By JAN LARSON McLAUGHLIN
BG Independent News
Homelessness in Wood County has many different faces – many of them invisible.
Some of those faces gathered around tables earlier this year at St. Mark’s Lutheran Church to share their stories with members of the Wood County Continuum of Care, the organization looking at how to reach out to those struggling with inadequate housing here.
One woman told of being homeless for six months with her four children. For a period they lived in the now demolished Victory Inn in Bowling Green – a hotel frequently on the citation list of the county health department for unsafe living conditions.
The hotel was not a suitable place for children, the mother said.
The family eventually got into HUD housings, but only after sitting on a waiting list for nearly a year.
Other families find their temporary homes in parking lots, like those at WalMart. To some, parking lots are more appealing than living in a shelter. Wood County has no shelter – the closest homeless shelter is in Toledo.
“I was born and raised here. I’m not going up there,” said another woman sitting in the church meeting room. “I’ll live in my van if I have to.”
Others talk about seeking temporary shelter in local laundromats, or couch surfing at friends’ homes.
“I have a son. You can’t live in a van when you have a kid in school,” one mother said.
As of 2016, an estimated 16,675 residents of Wood County were renters. According to HUD, the fair market rental rates in Wood County in 2017 were:
- $465 for an efficiency apartment.
- $559 for a one-bedroom.
- $730 for a two-bedroom.
- $1,000 for a three-bedroom.
- $1,093 for a four-bedroom.
In 2016, a total of 569 evictions were filed with Bowling Green Municipal Court. In the end, 324 families and individuals were actually evicted from their homes.
The number of annual evictions through BG Municipal Court has grown from 135 in 2001.
The Continuum of Care Wood County is trying to expand community awareness of the homeless living locally, and trying to reach those homeless with services.
The Continuum of Care is a coalition of public service providers, non-profit organizations, and community leaders addressing issues of housing insecurity and homelessness in the area.

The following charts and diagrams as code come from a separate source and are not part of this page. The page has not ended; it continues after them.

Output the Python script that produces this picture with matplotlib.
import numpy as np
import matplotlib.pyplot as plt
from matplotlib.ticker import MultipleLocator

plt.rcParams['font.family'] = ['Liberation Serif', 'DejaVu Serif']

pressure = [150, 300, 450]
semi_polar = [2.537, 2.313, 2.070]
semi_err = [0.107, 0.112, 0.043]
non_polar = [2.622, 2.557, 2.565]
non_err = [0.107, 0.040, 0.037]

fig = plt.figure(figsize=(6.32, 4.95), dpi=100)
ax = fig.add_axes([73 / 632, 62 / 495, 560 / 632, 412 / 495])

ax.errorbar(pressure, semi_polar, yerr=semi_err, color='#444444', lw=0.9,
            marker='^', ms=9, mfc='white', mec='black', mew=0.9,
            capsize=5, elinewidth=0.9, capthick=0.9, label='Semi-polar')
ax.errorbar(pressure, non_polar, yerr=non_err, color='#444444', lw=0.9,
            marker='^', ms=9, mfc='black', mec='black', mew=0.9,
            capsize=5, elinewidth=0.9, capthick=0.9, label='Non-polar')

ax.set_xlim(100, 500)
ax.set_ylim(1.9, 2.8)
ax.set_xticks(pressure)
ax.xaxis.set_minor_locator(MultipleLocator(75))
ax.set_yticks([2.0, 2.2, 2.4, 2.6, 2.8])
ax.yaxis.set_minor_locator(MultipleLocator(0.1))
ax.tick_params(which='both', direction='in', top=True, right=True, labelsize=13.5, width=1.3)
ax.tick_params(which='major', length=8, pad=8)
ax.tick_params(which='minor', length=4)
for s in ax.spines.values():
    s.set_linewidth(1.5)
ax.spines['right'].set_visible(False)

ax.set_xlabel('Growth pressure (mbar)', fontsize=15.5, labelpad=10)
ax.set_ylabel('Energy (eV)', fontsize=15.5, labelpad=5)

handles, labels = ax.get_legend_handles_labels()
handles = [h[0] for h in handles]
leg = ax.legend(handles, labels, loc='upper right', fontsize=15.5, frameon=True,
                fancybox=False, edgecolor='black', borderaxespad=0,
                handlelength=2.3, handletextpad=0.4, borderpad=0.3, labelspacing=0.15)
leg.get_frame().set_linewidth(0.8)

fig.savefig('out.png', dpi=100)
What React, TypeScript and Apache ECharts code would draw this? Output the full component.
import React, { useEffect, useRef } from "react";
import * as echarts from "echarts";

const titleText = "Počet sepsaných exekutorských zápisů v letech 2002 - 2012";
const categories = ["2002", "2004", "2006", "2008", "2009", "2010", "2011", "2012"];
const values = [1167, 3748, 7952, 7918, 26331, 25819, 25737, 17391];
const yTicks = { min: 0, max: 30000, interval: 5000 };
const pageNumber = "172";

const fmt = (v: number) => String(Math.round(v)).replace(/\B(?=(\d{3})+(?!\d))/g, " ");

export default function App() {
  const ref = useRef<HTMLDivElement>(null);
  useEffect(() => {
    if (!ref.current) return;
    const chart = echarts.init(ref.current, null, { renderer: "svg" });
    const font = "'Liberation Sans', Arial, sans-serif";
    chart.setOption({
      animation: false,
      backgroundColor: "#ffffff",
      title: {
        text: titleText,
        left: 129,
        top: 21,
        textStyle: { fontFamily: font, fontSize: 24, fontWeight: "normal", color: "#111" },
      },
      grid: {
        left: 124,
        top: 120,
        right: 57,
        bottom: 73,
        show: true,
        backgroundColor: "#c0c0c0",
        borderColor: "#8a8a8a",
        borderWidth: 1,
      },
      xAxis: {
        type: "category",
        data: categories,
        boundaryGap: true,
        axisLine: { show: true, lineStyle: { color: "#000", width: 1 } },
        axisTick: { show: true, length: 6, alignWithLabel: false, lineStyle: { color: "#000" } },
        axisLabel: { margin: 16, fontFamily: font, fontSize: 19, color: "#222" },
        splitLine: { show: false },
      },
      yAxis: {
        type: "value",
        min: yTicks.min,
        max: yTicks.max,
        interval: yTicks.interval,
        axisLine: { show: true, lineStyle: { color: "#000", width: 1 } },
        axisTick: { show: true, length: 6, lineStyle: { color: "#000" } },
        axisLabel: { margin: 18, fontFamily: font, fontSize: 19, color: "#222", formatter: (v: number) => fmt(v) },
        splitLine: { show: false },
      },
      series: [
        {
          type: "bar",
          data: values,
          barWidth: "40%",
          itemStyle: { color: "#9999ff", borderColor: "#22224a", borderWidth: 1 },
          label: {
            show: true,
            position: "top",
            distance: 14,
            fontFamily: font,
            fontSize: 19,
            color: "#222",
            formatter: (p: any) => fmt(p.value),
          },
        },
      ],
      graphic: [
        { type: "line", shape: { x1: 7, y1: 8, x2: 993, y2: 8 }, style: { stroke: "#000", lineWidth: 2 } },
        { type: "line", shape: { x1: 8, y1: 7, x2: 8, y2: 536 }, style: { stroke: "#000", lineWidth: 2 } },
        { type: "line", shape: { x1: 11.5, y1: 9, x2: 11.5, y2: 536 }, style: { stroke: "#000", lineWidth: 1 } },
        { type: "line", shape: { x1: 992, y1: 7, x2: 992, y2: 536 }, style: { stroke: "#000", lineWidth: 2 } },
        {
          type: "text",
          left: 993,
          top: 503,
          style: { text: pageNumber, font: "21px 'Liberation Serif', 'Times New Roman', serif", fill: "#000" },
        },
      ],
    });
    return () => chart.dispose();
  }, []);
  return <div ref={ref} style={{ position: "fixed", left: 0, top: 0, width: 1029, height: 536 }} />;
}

The organization is embarking on a new five-year strategic plan to raise awareness about available housing resources, improve the effectiveness of local intervention services, and create a long-term solution to permanent and affordable housing solutions in Wood County.

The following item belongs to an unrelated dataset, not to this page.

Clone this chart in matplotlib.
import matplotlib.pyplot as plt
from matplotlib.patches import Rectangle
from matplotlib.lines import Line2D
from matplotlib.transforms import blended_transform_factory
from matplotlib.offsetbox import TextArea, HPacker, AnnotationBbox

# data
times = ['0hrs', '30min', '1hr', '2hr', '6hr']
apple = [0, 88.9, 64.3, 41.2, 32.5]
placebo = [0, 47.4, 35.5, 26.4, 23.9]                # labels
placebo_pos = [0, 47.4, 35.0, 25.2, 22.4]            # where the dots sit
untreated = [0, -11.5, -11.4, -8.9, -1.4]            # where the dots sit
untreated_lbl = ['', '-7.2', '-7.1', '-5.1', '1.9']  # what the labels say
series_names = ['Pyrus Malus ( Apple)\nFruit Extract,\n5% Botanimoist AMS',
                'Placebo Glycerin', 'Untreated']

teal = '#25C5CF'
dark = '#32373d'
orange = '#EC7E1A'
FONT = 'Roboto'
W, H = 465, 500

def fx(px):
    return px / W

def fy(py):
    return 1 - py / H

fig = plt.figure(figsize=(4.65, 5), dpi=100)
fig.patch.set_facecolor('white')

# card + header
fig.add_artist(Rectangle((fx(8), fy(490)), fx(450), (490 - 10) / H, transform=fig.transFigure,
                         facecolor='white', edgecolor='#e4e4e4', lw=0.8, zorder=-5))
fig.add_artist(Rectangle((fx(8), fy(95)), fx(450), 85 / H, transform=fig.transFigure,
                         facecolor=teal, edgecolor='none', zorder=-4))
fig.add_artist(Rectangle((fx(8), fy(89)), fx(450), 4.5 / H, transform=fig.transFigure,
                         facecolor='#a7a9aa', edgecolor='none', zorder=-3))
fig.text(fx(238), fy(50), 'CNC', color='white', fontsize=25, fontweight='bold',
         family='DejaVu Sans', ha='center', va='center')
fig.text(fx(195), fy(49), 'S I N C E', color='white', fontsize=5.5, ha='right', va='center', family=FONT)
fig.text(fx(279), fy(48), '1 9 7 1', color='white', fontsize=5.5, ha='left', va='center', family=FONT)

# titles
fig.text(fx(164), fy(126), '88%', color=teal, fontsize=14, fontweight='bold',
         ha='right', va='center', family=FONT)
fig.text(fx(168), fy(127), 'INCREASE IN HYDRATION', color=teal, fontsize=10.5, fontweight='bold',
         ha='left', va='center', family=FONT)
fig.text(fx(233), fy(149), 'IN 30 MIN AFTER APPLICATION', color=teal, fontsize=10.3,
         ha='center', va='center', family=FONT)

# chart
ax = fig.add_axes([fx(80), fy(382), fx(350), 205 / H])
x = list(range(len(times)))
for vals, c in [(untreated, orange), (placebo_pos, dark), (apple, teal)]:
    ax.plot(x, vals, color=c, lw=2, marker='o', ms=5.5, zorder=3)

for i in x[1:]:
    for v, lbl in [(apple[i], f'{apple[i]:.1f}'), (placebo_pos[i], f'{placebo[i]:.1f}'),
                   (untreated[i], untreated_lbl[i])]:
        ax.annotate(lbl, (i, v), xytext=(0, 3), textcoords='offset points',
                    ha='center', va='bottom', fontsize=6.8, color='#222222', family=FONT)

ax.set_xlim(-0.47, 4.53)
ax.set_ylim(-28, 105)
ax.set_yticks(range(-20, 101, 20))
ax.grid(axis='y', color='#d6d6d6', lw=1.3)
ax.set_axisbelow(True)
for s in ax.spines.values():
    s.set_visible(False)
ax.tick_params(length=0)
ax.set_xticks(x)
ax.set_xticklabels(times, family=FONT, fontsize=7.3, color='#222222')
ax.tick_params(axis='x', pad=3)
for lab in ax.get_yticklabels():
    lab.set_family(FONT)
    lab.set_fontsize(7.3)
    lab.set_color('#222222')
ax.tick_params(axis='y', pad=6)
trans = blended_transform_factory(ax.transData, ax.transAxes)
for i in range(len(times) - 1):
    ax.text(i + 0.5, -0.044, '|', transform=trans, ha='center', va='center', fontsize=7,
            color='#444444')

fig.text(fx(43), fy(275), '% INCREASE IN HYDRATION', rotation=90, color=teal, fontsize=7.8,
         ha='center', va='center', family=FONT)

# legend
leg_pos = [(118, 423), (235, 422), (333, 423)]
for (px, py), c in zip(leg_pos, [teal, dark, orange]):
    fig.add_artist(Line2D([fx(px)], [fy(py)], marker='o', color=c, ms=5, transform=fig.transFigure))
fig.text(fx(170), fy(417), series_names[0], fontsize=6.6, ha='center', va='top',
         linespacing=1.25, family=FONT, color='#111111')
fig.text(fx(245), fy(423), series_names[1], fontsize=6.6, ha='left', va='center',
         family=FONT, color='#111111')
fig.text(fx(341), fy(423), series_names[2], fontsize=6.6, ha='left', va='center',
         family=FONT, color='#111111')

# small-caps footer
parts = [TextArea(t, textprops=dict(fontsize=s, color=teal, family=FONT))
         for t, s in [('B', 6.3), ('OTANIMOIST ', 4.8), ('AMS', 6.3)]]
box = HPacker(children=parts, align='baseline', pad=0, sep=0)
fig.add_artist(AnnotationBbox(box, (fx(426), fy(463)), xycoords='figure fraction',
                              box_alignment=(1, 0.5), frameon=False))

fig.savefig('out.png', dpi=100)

Community conversations were hosted in 13 local communities by members of the organization. Town hall meetings were held with area residents plus discussions with clergy, elected officials and public servants. The discussions were designed to inform the coalition about perceptions of homelessness and how communities can address these issues more effectively.
Many local communities perceive homelessness as traditional or stereotypical images of people sleeping in the street. But in Wood County, the homeless are sleeping in cars, or if they haven’t worn out their welcome, couch surfing between friends’ and families’ homes.

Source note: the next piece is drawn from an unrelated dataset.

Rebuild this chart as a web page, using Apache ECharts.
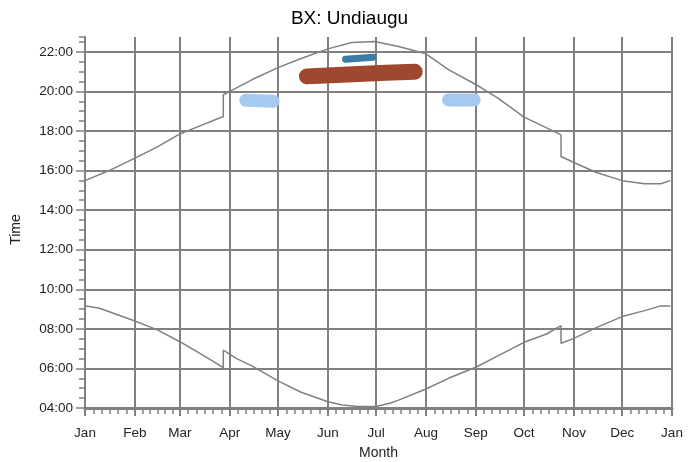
<!DOCTYPE html>
<html>
<head>
<meta charset="utf-8">
<script src="https://cdn.jsdelivr.net/npm/echarts@6/dist/echarts.min.js"></script>
<style>
  html, body { margin: 0; padding: 0; background: #fff; }
  #mainChart { width: 699px; height: 462px; }
</style>
</head>
<body>
<div id="mainChart"></div>
<script>
var year = 2023;
var monthNames = ['Jan','Feb','Mar','Apr','May','Jun','Jul','Aug','Sep','Oct','Nov','Dec'];

// sunset (upper curve), hours of day
var sunsetDates = ['01-01','01-16','02-01','02-15','03-01','03-15','03-28','03-28','04-01','04-15','05-01','05-15',
                   '06-01','06-16','06-30','07-15','08-01','08-15','09-01','09-08','09-15','10-01','10-15','10-24','10-24',
                   '11-01','11-15','12-01','12-15','12-25','12-31'];
var sunsetTimes = [15.49,16.0,16.63,17.2,17.85,18.31,18.73,19.83,20.0,20.6,21.2,21.65,
                   22.15,22.47,22.52,22.27,21.9,21.1,20.35,20.0,19.65,18.7,18.16,17.8,16.71,
                   16.41,15.9,15.49,15.33,15.33,15.49];

// sunrise (lower curve)
var sunriseDates = ['01-01','01-10','02-01','02-15','03-01','03-15','03-28','03-28','04-05','04-15','05-01','05-15',
                    '06-01','06-10','06-20','07-01','07-10','07-15','08-01','08-15','09-01','09-15','10-01','10-15',
                    '10-24','10-24','11-01','11-15','12-01','12-15','12-25','12-31'];
var sunriseTimes = [9.17,9.04,8.40,7.95,7.35,6.68,6.04,6.93,6.51,6.12,5.37,4.81,
                    4.32,4.15,4.07,4.08,4.25,4.4,4.96,5.5,6.06,6.65,7.32,7.74,
                    8.16,7.27,7.52,8.06,8.62,8.92,9.16,9.16];

// observation clusters
var springDates = ['04-11','04-28'];   var springTimes = [19.55, 19.5];
var autumnDates = ['08-15','08-31'];   var autumnTimes = [19.57, 19.57];
var brownDates  = ['05-19','06-10','07-07','07-25'];  var brownTimes = [20.76, 20.84, 20.94, 20.99];
var darkDates   = ['06-12','06-29'];   var darkTimes = [21.63, 21.73];

var yTicks = [4, 6, 8, 10, 12, 14, 16, 18, 20, 22];

function toTime(md) {
    var p = md.split('-');
    return Date.UTC(year, parseInt(p[0], 10) - 1, parseInt(p[1], 10));
}
function pairs(dates, vals) {
    return dates.map(function (d, i) { return [toTime(d), vals[i]]; });
}
function hhmm(v) {
    return (v < 10 ? '0' : '') + v + ':00';
}

var grey = '#808080';
var font = 'Liberation Sans, Arial, sans-serif';

function curve(name, data) {
    return { name: name, type: 'line', data: data, showSymbol: false, symbol: 'none',
             lineStyle: { color: grey, width: 1.5 }, z: 3, animation: false };
}
function blob(name, data, color, width) {
    return { name: name, type: 'line', data: data, showSymbol: false, symbol: 'none', clip: false,
             lineStyle: { color: color, width: width, cap: 'round', join: 'round' }, z: 4, animation: false };
}

var chart = echarts.init(document.getElementById('mainChart'));

var option = {
    useUTC: true,
    animation: false,
    title: {
        text: 'BX: Undiaugu',
        left: 'center',
        top: 4,
        textStyle: { fontFamily: font, fontSize: 19, fontWeight: 'normal', color: '#000' }
    },
    grid: { left: 85, right: 27, top: 37, bottom: 54, outerBoundsMode: 'none', containLabel: false },
    xAxis: {
        type: 'time',
        min: Date.UTC(year, 0, 1),
        max: Date.UTC(year + 1, 0, 1),
        splitNumber: 12,
        name: 'Month',
        nameLocation: 'middle',
        nameGap: 38,
        nameTextStyle: { fontFamily: font, fontSize: 14, color: '#222' },
        axisLine: { lineStyle: { color: grey, width: 3 } },
        axisTick: { show: true, length: 8, lineStyle: { color: grey, width: 2 } },
        minorTick: { show: true, splitNumber: 6, length: 6, lineStyle: { color: grey, width: 1.5 } },
        axisLabel: {
            margin: 18,
            fontFamily: font, fontSize: 13.5, color: '#222',
            showMinLabel: true, showMaxLabel: true,
            formatter: function (v) { return monthNames[new Date(v).getUTCMonth()]; }
        },
        splitLine: { show: true, lineStyle: { color: grey, width: 2 } }
    },
    yAxis: [{
        type: 'value',
        min: 4,
        max: 22.75,
        interval: 2,
        name: 'Time',
        nameLocation: 'middle',
        nameGap: 62,
        nameTextStyle: { fontFamily: font, fontSize: 14, color: '#222', padding: [0, 14, 0, 0] },
        axisLine: { show: true, lineStyle: { color: grey, width: 2 } },
        axisTick: { show: true, length: 9, lineStyle: { color: grey, width: 1.5 } },
        axisLabel: {
            margin: 12, fontFamily: font, fontSize: 13.5, color: '#222',
            showMaxLabel: false,
            formatter: function (v) { return yTicks.indexOf(v) >= 0 ? hhmm(v) : ''; }
        },
        splitLine: { show: true, showMaxLine: false, lineStyle: { color: grey, width: 2 } }
    }, {
        type: 'value',
        min: 4,
        max: 22.75,
        interval: 0.5,
        position: 'left',
        axisLine: { show: false },
        axisTick: { show: true, length: 6, lineStyle: { color: grey, width: 1.5 } },
        axisLabel: { show: false },
        splitLine: { show: false }
    }],
    series: [
        curve('Sunset', pairs(sunsetDates, sunsetTimes)),
        curve('Sunrise', pairs(sunriseDates, sunriseTimes)),
        blob('Spring', pairs(springDates, springTimes), '#a6c9f0', 13),
        blob('Autumn', pairs(autumnDates, autumnTimes), '#a6c9f0', 13),
        blob('Summer', pairs(brownDates, brownTimes), '#a0482f', 16),
        blob('Midsummer', pairs(darkDates, darkTimes), '#3a7ca5', 7)
    ]
};

chart.setOption(option);
</script>
</body>
</html>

Many are “one medical bill or car repair away from homelessness,” said Kathy Mull, of the Continuum of Care, during the community meeting in Bowling Green earlier this year.
High rental rates and poor conditions of housing seem to be issues county-wide, Mull said.
“We’re finding there’s an issue of affordable housing or housing not up to code,” she said. Those renters finding places to rent at low prices are often reluctant to complain about insufficient heat, insulation or other problems.
“I couldn’t afford the heat to be on,” one woman said during the community meeting in Bowling Green. She remembers her dog’s water bowl being frozen in her apartment one winter morning.
Another woman said her oven didn’t work for six months, and another talked about leaks from the apartment above.
“It was literally raining in my kitchen,” she said.
While there are laws about fair housing, the renters at this meeting said they are afraid to make waves, and some landlords don’t follow those rules. “They find ways around it,” one said.
“In Bowling Green, there’s just not anywhere to turn,” another person said.
Most of those at the Bowling Green meeting said there is plenty of food assistance in the county. But housing help – especially for those without children – is lacking.
“The fact that I am single and have no children kind of disqualifies me from so much help,” one woman said. “I don’t want to hear ‘No’ one more time.”
Transportation becomes an issue for those renting in rural areas, where the rent is often lower, Mull said. In Bowling Green, the rent is often geared toward students.
HUD housing has long waiting lists. Salvation Army will put people up for two or three nights in a local hotel, but that is a mere Band-Aid.
“I don’t feel there are enough resources,” Mull said.
The Continuum of Care is considering the building of homeless shelters in Wood County, transitional housing, expanded voucher programs and transportation options for displaced residents in the area.